Santander raises mortgage rates as market gloom deepens
Bank increases homeowner and buy-to-let fixed rates by up to 0.13 percentage points amid higher gilt yields and fading hopes of Bank rate cuts

Santander announced it will raise interest rates on a range of homeowner and buy-to-let mortgages on Monday, increasing some fixed deals by as much as 0.13 percentage points amid weaker economic sentiment and rising government borrowing costs.
The lender said prices on new home-mover two-, three- and five-year fixed-rate mortgages will increase by up to 0.13 percentage points, while ten-year fixes will rise by up to 0.08 percentage points. First-time buyer deals will be increased by up to 0.12 percentage points. Santander also said two-year remortgage rates for borrowers with 40% equity or more will climb 0.10 percentage points, and borrowers with 25% to 40% equity choosing three-, five- and ten-year fixes will see increases of 0.11 percentage points.
The move follows a run of increases from other major lenders. HSBC raised mortgage rates earlier in the week, and Barclays put up prices on a selection of deals less than 10 days ago. Marketwide average rates have edged higher in recent days: Moneyfacts data shows the typical five-year fix at about 5.02% and the average two-year fix at roughly 4.98%.
Lenders and market analysts point to several drivers behind the tightening. Long-term UK government bond yields — gilts — climbed to a 27-year high last week, reflecting investor unease about public finances and concerns that the Autumn Budget at the end of November could include measures such as tax rises. Bank of England Governor Andrew Bailey has said there is "considerably more doubt" about further interest-rate cuts this year, a view reinforced after a stronger-than-expected inflation reading for July of 3.8% was published in late August.
Mortgage brokers said the fresh increases add to pressure on borrowers. Jack Tutton, director at SJ Mortgages in Fareham, told the news agency Newspage that "the gloom for mortgage holders continues as Santander follows many other lenders in increasing their rates. Instability in government is causing chaos in the finance markets, which is why we are seeing mortgage rates increase. Given that the Budget is approaching, there are no signs that things will get better for mortgage holders in the short term at least." Ranald Mitchell, director of Norwich-based Charwin Mortgages, advised borrowers to act promptly, saying delaying could mean paying more because the best deals can be short-lived.

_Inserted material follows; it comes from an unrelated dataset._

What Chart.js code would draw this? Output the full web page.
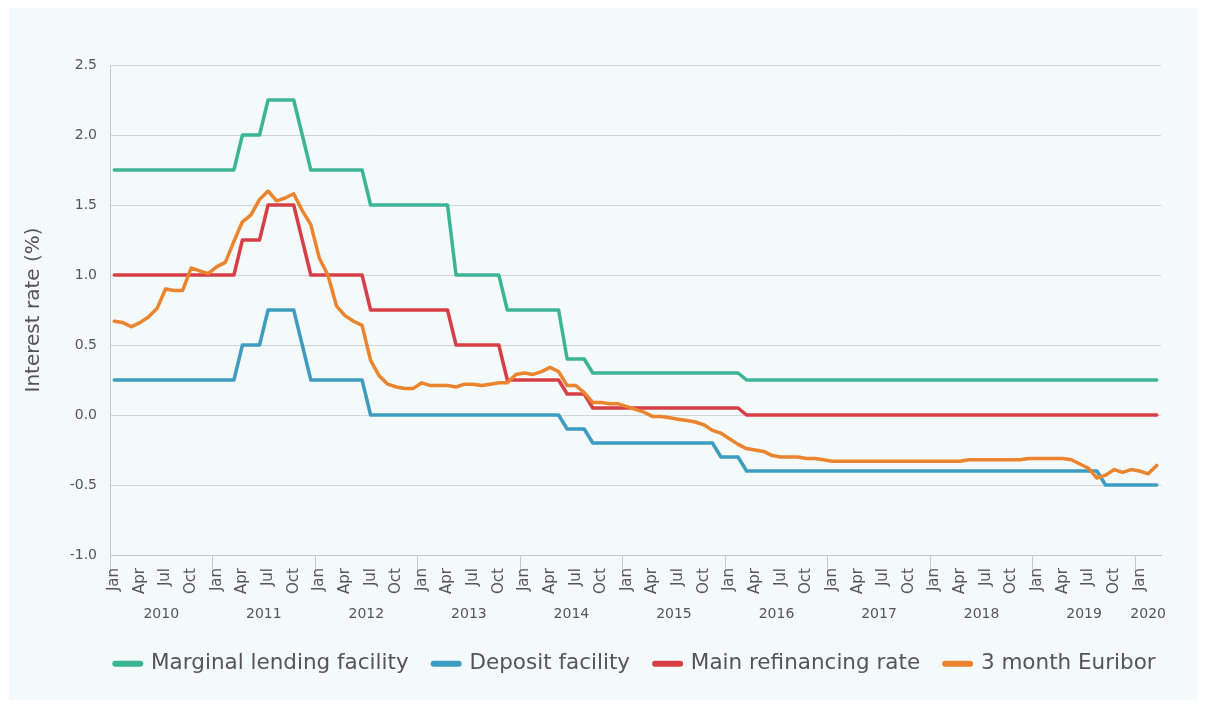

Most UK lenders permit borrowers to secure a new deal up to six months before their current product ends and typically allow flexibility to switch if a cheaper offer appears before the new rate takes effect. Industry observers say that option provides some leeway for consumers but warned that persistently higher gilt yields and uncertainty about fiscal policy could keep upward pressure on mortgage pricing until there is greater clarity on the economic outlook.
Despite the recent rises, current average two- and five-year fixed rates remain below the peaks seen in August 2023, when they reached about 6.86% and 6.37%, respectively. Lenders and market commentators say the coming weeks, including commentary around the Autumn Budget and incoming economic data, will be watched closely by mortgage markets and borrowers considering new deals.